→ **What is required**
Return exactly, please, the lines that run from the line with "Recreate this image" to the line with "28.70, 25.24, 23.56];", ends included, and omit all pictures.

>> Begin Supplied records

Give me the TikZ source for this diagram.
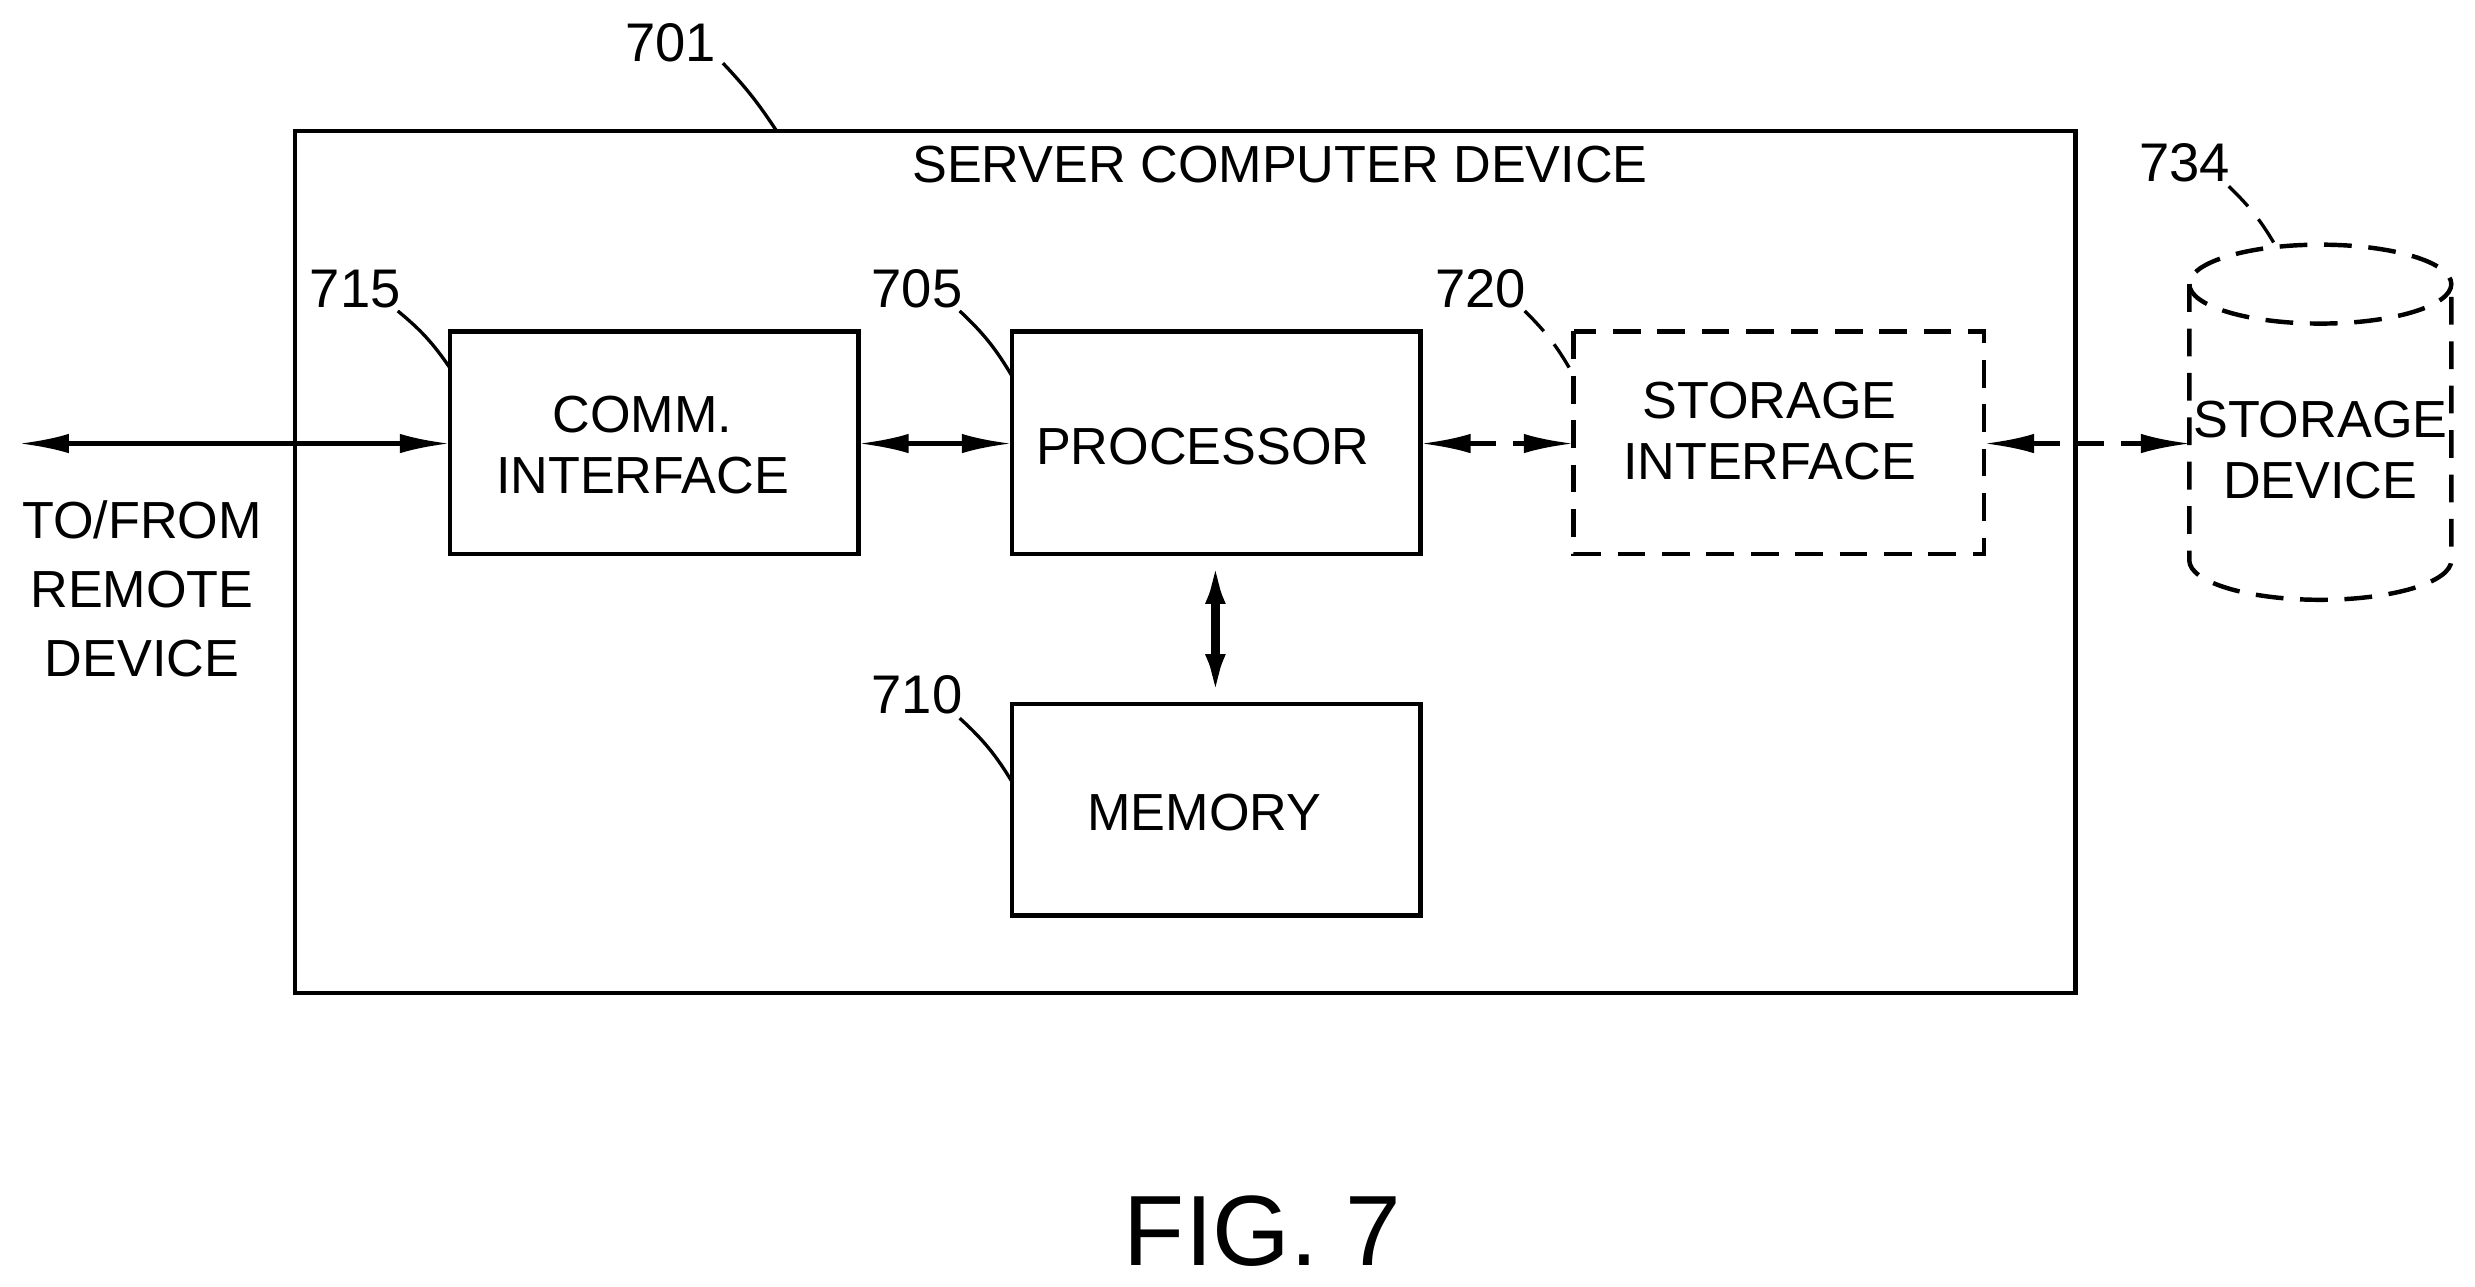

>> End Supplied records
>> Begin Supplied records

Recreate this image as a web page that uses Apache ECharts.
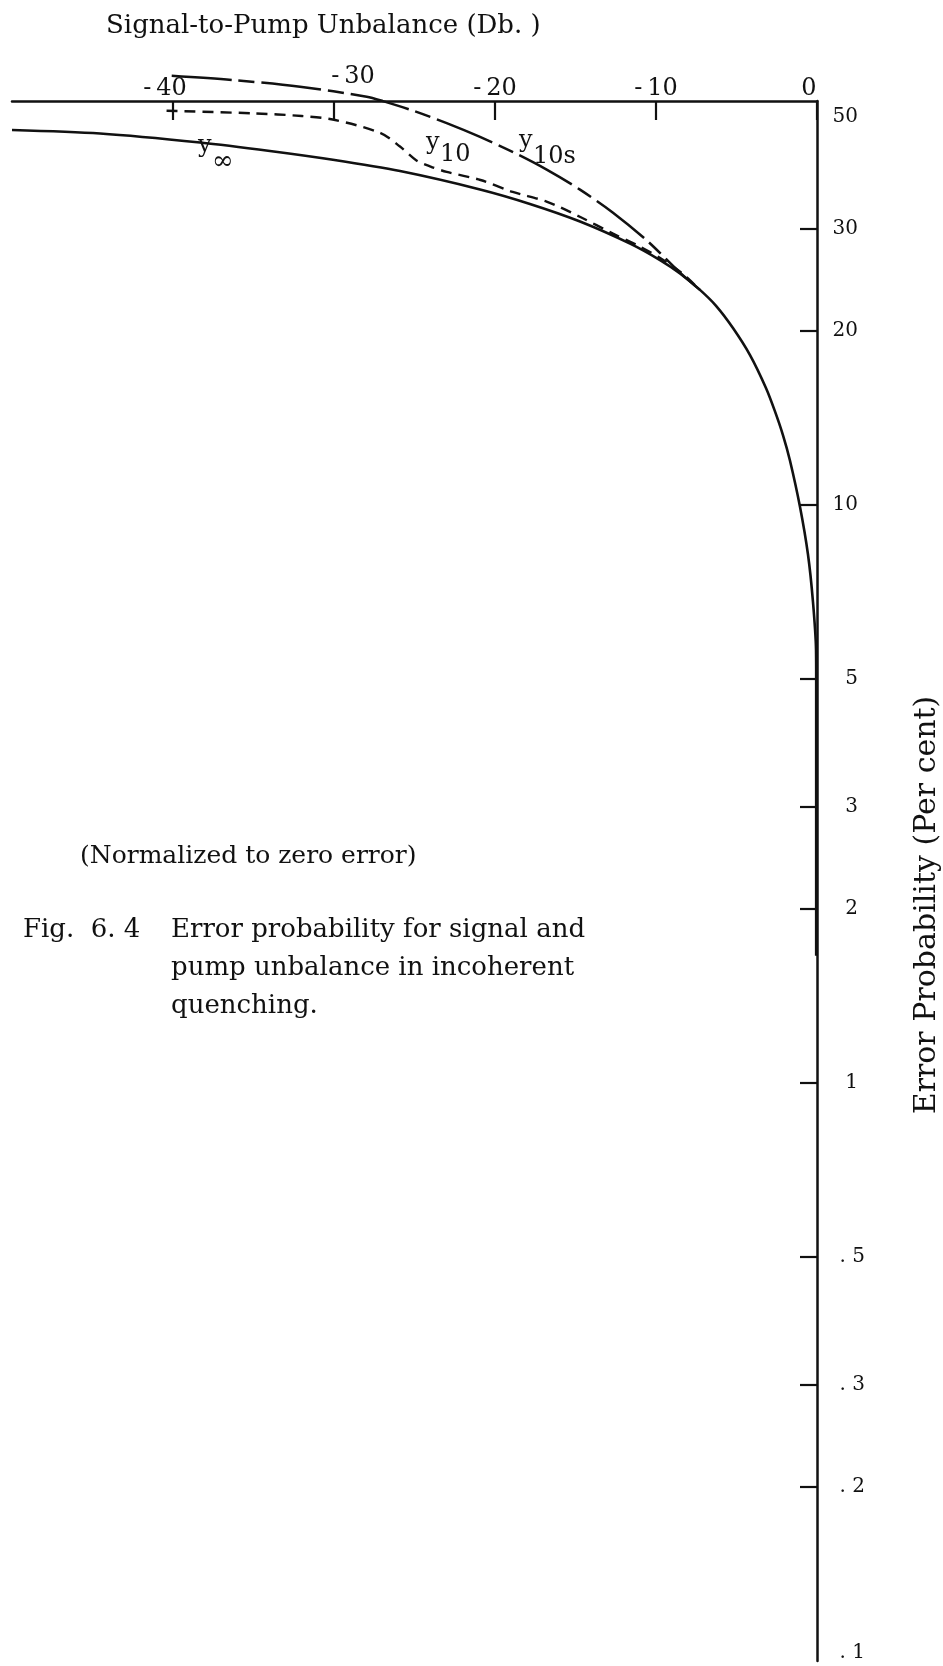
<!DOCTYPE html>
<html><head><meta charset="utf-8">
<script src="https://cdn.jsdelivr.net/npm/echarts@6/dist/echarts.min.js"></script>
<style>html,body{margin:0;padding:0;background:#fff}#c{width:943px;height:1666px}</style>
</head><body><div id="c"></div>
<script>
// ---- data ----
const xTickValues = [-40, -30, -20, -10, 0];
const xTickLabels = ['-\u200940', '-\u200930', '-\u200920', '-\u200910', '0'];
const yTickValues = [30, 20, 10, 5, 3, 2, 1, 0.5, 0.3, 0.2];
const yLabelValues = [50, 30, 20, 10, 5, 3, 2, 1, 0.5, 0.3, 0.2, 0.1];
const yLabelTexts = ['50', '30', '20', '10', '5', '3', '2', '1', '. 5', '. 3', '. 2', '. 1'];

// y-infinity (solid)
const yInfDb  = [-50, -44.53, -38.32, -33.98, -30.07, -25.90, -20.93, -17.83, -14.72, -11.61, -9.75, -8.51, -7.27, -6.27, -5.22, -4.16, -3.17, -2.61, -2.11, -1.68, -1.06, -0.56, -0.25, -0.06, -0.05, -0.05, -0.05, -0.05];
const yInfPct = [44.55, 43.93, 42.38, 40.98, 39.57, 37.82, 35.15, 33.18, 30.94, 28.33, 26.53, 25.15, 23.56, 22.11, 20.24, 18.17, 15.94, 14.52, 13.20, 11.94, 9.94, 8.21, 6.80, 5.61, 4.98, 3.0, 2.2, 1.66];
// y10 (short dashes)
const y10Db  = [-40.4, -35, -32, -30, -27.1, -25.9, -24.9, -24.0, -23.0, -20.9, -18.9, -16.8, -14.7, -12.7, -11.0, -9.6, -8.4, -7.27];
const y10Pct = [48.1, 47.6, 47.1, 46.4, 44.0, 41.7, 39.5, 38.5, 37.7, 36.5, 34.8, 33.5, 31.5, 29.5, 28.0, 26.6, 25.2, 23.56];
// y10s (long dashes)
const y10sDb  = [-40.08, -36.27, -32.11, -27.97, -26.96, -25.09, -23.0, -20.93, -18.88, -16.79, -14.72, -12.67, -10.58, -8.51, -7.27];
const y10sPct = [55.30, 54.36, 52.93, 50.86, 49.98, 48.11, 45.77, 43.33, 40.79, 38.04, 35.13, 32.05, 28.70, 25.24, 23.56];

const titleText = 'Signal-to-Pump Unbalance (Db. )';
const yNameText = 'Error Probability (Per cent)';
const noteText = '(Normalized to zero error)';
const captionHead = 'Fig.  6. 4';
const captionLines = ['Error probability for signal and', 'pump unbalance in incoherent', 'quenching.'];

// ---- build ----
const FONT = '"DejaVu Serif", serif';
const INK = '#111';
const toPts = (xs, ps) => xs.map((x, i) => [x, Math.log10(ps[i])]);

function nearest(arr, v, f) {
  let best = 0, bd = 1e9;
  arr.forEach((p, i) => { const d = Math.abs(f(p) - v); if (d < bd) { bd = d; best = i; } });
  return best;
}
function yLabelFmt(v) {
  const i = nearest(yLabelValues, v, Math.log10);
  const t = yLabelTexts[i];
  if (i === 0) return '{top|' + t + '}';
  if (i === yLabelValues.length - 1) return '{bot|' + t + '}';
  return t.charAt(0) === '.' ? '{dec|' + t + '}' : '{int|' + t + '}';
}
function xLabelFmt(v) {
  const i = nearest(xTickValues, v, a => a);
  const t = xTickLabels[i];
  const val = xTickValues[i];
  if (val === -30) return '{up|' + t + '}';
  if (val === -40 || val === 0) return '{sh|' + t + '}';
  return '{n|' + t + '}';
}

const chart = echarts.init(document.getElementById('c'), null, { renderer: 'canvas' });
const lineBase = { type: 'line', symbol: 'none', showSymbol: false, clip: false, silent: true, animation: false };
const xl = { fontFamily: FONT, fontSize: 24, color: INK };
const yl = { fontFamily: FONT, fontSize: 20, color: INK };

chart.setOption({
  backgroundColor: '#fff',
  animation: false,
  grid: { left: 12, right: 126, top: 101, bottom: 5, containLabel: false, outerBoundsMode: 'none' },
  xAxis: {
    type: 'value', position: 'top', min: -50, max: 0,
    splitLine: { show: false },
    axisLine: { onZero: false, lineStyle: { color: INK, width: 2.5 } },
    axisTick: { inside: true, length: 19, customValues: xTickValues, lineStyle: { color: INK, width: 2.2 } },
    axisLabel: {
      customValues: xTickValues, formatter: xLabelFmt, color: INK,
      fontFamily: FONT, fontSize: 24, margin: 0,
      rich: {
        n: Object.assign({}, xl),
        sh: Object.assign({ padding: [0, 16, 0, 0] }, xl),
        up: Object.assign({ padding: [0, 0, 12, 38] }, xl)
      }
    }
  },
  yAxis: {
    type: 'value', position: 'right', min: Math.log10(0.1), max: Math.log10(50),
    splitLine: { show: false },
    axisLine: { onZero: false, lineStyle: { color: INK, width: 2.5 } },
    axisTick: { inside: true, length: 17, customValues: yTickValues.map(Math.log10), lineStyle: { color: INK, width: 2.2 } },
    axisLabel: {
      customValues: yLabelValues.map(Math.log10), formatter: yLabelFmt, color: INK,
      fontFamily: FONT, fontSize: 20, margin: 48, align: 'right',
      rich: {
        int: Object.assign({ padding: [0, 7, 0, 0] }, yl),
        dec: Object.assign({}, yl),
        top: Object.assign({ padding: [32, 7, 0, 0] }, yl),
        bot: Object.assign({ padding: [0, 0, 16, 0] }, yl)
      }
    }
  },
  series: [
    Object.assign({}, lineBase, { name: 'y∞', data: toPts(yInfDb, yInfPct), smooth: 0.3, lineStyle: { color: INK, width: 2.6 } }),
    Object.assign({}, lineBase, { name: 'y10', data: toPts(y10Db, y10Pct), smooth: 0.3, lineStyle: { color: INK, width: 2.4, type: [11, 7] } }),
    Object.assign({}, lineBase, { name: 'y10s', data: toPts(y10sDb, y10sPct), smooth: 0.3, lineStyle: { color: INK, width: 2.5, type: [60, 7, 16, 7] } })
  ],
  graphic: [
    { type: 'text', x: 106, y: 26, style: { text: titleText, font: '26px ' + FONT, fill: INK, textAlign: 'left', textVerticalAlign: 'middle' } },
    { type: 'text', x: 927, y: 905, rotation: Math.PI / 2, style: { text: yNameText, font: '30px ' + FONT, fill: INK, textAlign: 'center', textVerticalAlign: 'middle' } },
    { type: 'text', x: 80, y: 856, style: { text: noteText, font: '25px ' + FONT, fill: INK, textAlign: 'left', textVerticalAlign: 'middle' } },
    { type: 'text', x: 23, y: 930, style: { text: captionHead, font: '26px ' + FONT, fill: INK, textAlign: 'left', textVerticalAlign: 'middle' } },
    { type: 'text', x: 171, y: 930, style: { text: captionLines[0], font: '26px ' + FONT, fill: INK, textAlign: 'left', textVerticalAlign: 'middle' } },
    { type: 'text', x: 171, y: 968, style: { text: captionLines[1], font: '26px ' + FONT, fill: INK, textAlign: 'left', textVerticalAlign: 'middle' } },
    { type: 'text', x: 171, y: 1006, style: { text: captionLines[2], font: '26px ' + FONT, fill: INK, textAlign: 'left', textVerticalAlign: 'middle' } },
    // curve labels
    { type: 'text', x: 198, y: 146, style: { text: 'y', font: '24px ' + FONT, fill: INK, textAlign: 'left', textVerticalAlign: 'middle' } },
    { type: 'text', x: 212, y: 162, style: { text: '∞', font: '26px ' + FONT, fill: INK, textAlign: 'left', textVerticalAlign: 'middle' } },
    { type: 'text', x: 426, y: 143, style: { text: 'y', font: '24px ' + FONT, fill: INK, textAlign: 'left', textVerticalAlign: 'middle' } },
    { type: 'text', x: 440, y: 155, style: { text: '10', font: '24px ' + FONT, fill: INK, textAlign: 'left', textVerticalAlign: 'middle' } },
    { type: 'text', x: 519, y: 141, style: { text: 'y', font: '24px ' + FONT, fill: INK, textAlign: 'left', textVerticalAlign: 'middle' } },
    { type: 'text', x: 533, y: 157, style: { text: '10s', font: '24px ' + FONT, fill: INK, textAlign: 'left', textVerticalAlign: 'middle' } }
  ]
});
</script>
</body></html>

>> End Supplied records

→ **Solution for this exercise**
Recreate this image as a web page that uses Apache ECharts.
<!DOCTYPE html>
<html><head><meta charset="utf-8">
<script src="https://cdn.jsdelivr.net/npm/echarts@6/dist/echarts.min.js"></script>
<style>html,body{margin:0;padding:0;background:#fff}#c{width:943px;height:1666px}</style>
</head><body><div id="c"></div>
<script>
// ---- data ----
const xTickValues = [-40, -30, -20, -10, 0];
const xTickLabels = ['-\u200940', '-\u200930', '-\u200920', '-\u200910', '0'];
const yTickValues = [30, 20, 10, 5, 3, 2, 1, 0.5, 0.3, 0.2];
const yLabelValues = [50, 30, 20, 10, 5, 3, 2, 1, 0.5, 0.3, 0.2, 0.1];
const yLabelTexts = ['50', '30', '20', '10', '5', '3', '2', '1', '. 5', '. 3', '. 2', '. 1'];

// y-infinity (solid)
const yInfDb  = [-50, -44.53, -38.32, -33.98, -30.07, -25.90, -20.93, -17.83, -14.72, -11.61, -9.75, -8.51, -7.27, -6.27, -5.22, -4.16, -3.17, -2.61, -2.11, -1.68, -1.06, -0.56, -0.25, -0.06, -0.05, -0.05, -0.05, -0.05];
const yInfPct = [44.55, 43.93, 42.38, 40.98, 39.57, 37.82, 35.15, 33.18, 30.94, 28.33, 26.53, 25.15, 23.56, 22.11, 20.24, 18.17, 15.94, 14.52, 13.20, 11.94, 9.94, 8.21, 6.80, 5.61, 4.98, 3.0, 2.2, 1.66];
// y10 (short dashes)
const y10Db  = [-40.4, -35, -32, -30, -27.1, -25.9, -24.9, -24.0, -23.0, -20.9, -18.9, -16.8, -14.7, -12.7, -11.0, -9.6, -8.4, -7.27];
const y10Pct = [48.1, 47.6, 47.1, 46.4, 44.0, 41.7, 39.5, 38.5, 37.7, 36.5, 34.8, 33.5, 31.5, 29.5, 28.0, 26.6, 25.2, 23.56];
// y10s (long dashes)
const y10sDb  = [-40.08, -36.27, -32.11, -27.97, -26.96, -25.09, -23.0, -20.93, -18.88, -16.79, -14.72, -12.67, -10.58, -8.51, -7.27];
const y10sPct = [55.30, 54.36, 52.93, 50.86, 49.98, 48.11, 45.77, 43.33, 40.79, 38.04, 35.13, 32.05, 28.70, 25.24, 23.56];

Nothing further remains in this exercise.